▸ Supplied records:
- - -

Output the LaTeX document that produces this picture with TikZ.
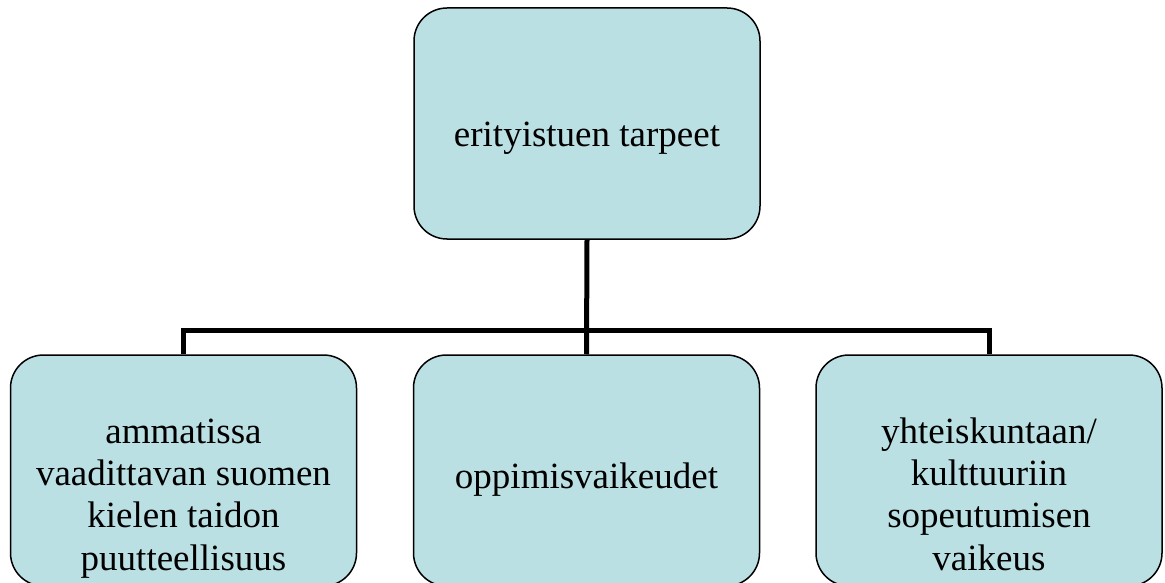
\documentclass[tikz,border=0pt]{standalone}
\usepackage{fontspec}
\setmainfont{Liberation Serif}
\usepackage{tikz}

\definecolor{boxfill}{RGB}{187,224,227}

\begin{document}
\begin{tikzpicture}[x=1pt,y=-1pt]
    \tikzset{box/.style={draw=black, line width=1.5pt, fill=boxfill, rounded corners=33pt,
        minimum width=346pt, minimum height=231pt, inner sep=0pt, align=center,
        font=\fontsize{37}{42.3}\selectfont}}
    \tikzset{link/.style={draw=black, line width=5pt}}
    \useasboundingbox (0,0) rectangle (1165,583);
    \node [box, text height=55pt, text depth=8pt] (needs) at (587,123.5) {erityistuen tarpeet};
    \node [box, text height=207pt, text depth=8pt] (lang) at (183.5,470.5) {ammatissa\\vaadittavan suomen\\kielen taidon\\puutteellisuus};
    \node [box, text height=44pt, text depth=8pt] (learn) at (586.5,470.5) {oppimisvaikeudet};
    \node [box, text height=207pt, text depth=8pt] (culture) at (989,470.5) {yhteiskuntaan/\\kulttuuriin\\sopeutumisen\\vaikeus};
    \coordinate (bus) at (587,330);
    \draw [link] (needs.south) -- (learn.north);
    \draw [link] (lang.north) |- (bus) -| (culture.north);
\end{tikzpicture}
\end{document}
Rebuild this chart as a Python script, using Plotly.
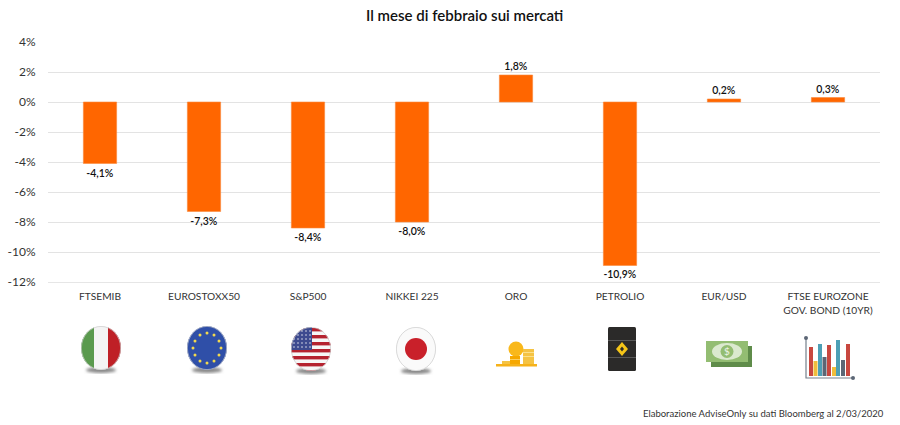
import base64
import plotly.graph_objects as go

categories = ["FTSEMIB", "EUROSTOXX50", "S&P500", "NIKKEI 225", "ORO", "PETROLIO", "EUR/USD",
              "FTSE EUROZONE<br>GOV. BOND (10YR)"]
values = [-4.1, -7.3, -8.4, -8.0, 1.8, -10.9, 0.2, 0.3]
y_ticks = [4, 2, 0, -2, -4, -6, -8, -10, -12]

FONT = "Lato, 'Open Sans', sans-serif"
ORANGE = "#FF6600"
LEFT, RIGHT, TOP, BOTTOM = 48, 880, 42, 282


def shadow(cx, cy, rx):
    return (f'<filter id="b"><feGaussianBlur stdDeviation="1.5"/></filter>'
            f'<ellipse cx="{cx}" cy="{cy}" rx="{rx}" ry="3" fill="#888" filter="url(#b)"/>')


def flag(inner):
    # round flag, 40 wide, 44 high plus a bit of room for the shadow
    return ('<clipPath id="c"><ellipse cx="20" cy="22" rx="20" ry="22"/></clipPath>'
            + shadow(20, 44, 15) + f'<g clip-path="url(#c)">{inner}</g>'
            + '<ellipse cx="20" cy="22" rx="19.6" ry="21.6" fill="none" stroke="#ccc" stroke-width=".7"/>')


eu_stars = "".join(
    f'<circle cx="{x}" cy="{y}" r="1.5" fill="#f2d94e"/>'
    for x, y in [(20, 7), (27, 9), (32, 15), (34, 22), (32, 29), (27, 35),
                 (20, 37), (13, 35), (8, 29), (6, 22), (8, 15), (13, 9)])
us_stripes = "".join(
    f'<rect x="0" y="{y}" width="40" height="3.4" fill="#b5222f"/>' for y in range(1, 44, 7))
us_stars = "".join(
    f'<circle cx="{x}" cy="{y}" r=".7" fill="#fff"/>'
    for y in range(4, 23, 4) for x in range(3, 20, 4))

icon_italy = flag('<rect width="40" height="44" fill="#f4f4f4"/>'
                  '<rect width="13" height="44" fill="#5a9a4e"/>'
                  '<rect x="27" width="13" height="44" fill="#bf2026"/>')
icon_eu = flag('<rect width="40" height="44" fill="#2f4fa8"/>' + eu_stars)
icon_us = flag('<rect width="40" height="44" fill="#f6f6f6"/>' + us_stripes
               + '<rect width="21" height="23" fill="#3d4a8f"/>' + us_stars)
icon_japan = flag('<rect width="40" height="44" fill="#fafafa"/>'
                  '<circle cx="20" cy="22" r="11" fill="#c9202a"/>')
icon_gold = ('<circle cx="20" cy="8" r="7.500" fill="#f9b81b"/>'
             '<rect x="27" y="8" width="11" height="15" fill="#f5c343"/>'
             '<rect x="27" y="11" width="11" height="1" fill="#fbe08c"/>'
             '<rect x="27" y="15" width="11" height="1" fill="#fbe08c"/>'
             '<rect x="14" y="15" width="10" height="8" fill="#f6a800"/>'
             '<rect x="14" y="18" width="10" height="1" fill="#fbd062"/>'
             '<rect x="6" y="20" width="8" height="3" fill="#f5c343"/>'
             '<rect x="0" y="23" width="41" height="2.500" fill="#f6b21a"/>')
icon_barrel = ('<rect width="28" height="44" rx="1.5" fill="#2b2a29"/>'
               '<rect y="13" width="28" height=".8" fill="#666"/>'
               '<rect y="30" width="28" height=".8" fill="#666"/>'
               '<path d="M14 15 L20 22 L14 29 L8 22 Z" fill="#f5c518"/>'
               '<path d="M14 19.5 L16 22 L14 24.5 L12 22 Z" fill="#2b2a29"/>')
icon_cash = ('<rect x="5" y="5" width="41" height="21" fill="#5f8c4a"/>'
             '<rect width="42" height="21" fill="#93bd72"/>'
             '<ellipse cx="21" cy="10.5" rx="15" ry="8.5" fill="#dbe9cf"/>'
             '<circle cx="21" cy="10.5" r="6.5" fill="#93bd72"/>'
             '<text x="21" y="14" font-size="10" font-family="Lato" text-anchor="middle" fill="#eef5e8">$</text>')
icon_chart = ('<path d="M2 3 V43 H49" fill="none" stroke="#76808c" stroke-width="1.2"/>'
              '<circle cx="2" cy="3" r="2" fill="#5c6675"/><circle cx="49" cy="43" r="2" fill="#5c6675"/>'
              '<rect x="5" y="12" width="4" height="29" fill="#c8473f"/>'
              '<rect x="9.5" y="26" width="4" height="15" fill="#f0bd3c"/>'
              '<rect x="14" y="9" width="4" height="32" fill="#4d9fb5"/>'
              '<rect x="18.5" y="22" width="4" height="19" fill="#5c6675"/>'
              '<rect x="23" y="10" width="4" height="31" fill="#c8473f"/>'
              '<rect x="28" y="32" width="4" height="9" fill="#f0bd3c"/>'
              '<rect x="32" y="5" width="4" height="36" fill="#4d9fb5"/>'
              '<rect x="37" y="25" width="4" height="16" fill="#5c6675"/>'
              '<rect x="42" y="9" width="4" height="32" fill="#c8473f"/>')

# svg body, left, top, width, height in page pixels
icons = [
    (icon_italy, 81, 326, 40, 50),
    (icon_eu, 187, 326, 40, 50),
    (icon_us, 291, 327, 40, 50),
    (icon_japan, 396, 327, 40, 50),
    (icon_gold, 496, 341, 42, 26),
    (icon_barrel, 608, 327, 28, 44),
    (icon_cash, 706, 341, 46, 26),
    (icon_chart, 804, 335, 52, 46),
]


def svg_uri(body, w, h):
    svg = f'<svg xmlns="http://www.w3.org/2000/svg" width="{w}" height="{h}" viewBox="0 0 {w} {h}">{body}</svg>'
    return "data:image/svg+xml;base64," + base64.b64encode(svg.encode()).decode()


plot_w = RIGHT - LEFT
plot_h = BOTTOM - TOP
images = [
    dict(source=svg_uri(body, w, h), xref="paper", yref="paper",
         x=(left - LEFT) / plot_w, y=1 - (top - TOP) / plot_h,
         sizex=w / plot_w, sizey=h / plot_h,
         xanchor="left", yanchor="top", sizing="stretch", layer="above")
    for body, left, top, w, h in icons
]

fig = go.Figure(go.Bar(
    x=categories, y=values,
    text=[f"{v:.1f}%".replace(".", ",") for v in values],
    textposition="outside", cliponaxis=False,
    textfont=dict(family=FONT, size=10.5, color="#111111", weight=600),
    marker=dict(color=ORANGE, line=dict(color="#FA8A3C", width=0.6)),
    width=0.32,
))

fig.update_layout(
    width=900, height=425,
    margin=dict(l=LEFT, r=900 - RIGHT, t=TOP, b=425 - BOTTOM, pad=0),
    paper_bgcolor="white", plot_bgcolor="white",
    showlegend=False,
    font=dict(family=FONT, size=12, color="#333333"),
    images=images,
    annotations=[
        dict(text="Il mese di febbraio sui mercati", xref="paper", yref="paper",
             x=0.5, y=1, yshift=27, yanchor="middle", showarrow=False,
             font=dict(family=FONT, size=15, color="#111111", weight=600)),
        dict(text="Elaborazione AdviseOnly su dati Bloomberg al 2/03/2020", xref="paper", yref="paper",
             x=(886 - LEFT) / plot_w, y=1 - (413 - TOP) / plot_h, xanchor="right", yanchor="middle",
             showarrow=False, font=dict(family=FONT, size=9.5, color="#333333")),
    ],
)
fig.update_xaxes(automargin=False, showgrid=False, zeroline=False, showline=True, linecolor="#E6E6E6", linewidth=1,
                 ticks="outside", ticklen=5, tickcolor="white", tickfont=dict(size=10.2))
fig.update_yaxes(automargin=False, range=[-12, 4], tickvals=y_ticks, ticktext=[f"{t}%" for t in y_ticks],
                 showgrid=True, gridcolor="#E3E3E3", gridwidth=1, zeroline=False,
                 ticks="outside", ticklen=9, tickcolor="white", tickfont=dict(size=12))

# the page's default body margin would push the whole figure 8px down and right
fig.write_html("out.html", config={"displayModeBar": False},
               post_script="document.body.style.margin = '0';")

- - -

▸ Given exercise: Identify each line containing the string "this" and copy it out.

▸ Full answer:
Output the LaTeX document that produces this picture with TikZ.
Rebuild this chart as a Python script, using Plotly.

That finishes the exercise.